I was bummed about this for quite a while, but eventually I got over it and what helped was “wasting” in a sense the roll that I had thought to have used. The roll that I loaded was a unexpired roll of Kodak Ultramax, when I loaded it it didn’t catch of course and this lead to the whole saga, but this meant that I still had the roll to use. So, on a cold and bare winter day I decided to load it back into the L35AF (properly this time) and take it out and shoot it at 800 ISO. Sort of as a punishment to the roll but as a way to let out my frustrations by just shooting without caring. The photos from that day are the one’s that I have been using in this blog. I’m not particularly happy with any of them, they’re boring scenes and I shot it at 800 for no good reason but it did feel good to finally finish the roll and be done with it, so it was helpful for that.
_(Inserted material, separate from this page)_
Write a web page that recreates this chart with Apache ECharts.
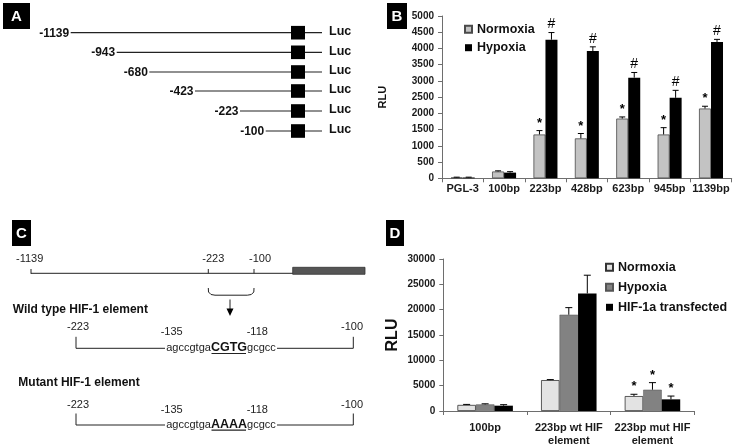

Not a lot of good comes out of incorrectly loading a roll of film. It’s a terrible feeling to realize that you missed so many great photos because of it. And I think that it is a curse that all of your best photos will be on the roll of film that never advanced. There are three or four photos from that roll that I still think about today. But it did teach me to triple check whenever I load my film so I did learn my lesson that. And I’ll knock on wood after saying this but it hasn’t happened again.

So until next time, thank you for reading and I hope you enjoyed this one. This post/event was one of the reasons I wanted to start this blog, so I’m glad that I finally got to write about it and thank you so much for reading and I will see you in the next one!

And if you are wondering, I still use the L35AF, I’m just very very careful whenever I load it.